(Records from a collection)
——

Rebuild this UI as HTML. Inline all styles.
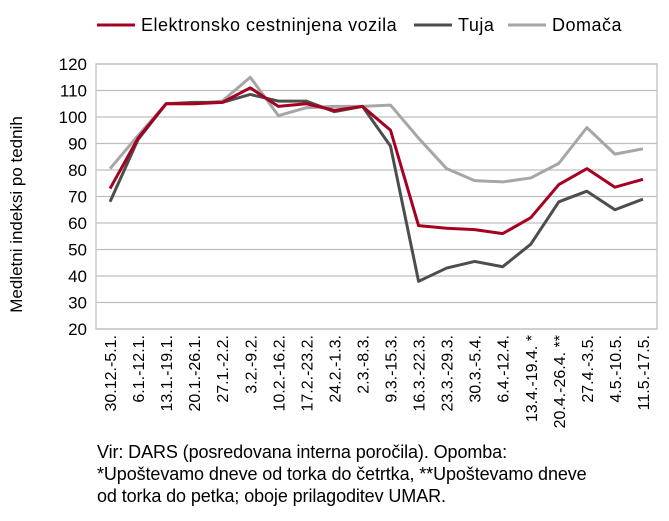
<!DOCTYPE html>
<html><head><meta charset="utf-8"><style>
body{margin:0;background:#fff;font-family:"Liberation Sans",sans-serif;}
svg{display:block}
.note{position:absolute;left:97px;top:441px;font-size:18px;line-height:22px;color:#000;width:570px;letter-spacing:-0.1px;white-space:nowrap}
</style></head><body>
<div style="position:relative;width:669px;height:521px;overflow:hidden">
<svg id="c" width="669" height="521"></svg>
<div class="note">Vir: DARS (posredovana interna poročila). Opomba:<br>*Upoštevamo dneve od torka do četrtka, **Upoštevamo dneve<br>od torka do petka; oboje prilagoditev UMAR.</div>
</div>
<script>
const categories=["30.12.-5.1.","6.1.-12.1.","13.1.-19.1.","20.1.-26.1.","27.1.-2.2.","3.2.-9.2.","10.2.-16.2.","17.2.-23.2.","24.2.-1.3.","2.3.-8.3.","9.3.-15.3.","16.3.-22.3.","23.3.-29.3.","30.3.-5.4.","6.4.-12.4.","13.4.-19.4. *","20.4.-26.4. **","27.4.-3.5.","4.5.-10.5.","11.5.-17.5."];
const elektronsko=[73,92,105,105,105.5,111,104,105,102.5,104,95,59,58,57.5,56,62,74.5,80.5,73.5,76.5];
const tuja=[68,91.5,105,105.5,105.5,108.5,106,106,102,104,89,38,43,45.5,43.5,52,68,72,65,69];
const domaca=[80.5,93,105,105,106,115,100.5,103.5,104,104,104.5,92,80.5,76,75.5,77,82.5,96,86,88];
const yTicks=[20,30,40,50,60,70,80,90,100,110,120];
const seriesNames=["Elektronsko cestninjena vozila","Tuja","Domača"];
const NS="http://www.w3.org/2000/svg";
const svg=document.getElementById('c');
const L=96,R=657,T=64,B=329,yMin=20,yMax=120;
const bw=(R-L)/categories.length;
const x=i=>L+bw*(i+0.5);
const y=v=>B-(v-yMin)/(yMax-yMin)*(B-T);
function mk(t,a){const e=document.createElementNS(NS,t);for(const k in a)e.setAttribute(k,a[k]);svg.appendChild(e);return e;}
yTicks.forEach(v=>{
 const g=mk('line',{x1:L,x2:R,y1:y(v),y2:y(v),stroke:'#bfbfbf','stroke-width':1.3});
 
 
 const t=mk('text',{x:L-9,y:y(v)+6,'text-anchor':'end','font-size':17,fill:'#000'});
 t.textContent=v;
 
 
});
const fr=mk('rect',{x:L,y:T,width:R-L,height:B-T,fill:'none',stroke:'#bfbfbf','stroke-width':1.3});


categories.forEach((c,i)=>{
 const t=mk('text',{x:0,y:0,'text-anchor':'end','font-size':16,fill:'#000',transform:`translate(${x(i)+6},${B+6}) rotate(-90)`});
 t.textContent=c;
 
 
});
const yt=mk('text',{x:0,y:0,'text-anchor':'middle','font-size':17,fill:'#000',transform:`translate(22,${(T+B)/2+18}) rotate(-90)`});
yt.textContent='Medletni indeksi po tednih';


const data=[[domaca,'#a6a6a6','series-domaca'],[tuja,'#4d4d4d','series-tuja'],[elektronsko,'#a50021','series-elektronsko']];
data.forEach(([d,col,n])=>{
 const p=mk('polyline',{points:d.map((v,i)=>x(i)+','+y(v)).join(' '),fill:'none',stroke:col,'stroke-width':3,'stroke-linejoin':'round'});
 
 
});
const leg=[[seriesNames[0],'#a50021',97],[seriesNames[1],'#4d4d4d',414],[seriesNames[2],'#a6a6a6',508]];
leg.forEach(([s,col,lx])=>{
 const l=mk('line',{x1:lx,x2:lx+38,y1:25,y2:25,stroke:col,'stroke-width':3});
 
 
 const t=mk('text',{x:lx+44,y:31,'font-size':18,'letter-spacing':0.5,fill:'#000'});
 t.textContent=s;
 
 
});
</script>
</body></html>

——

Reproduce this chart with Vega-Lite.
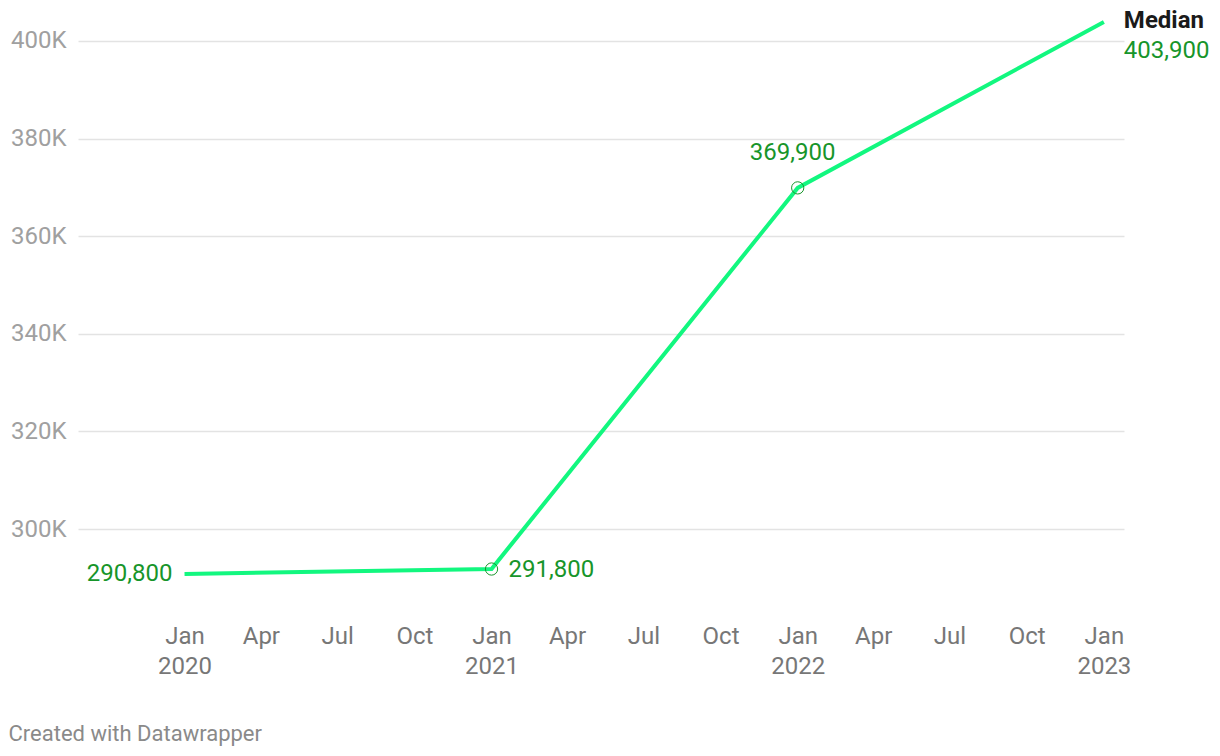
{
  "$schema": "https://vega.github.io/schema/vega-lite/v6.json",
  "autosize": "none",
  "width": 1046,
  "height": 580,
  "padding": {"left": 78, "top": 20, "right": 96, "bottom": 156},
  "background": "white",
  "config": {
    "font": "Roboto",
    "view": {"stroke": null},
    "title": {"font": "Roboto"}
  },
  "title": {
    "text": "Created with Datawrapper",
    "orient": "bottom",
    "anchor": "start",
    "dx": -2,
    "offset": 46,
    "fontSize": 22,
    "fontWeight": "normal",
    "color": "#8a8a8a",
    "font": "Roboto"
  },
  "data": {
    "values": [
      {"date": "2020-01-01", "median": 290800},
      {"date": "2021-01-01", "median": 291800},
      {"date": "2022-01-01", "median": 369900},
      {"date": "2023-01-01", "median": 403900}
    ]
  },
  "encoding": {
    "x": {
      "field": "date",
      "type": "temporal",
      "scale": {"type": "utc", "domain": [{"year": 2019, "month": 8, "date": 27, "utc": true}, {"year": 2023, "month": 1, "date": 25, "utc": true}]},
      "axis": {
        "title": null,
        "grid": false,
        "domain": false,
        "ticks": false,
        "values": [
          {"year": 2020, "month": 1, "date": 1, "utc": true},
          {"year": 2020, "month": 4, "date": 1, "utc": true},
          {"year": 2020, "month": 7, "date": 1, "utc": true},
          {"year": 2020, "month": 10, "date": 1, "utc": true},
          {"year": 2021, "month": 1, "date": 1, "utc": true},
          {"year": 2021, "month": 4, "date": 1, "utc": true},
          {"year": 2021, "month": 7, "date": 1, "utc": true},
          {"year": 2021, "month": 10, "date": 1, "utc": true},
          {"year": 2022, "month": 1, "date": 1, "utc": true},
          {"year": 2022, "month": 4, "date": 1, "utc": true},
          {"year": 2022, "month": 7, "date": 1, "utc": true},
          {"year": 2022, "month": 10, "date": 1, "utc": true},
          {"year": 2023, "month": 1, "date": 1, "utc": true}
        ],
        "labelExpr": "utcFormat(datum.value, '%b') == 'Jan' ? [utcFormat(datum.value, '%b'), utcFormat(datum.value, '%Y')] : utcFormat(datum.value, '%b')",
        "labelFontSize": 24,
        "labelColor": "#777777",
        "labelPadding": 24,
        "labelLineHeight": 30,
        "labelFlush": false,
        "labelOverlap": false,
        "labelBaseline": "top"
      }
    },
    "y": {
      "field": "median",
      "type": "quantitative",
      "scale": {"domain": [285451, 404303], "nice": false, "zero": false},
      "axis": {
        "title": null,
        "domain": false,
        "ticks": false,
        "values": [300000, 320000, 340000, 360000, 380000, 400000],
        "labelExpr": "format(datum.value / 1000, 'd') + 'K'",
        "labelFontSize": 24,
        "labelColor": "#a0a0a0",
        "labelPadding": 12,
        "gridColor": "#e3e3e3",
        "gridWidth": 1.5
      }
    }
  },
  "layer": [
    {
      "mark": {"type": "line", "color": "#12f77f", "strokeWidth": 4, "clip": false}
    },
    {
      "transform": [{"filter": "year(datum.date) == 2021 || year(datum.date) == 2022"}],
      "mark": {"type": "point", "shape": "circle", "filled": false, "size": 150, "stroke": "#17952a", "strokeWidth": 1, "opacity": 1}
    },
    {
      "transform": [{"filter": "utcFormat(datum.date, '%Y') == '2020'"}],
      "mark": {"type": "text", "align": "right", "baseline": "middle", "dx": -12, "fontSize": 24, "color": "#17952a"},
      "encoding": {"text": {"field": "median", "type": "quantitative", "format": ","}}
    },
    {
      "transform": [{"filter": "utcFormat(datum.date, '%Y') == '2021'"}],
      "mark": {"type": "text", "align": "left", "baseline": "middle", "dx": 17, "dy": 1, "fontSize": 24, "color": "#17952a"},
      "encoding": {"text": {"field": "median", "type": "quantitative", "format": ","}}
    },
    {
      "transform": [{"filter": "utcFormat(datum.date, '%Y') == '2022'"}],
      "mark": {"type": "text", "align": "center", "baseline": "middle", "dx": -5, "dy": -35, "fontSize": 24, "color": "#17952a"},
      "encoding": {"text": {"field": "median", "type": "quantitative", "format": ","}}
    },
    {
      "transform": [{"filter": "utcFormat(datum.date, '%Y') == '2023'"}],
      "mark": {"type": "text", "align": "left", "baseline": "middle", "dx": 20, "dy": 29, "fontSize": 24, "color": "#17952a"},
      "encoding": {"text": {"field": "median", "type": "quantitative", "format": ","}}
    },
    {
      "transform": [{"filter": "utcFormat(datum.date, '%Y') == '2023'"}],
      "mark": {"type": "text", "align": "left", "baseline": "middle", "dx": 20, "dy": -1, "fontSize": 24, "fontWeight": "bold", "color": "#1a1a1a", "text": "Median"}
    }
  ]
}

——

#### Your task:
Lines from the records above that hold "this" are the ones to list.

#### Solved exercise:
Rebuild this UI as HTML. Inline all styles.
Reproduce this chart with Vega-Lite.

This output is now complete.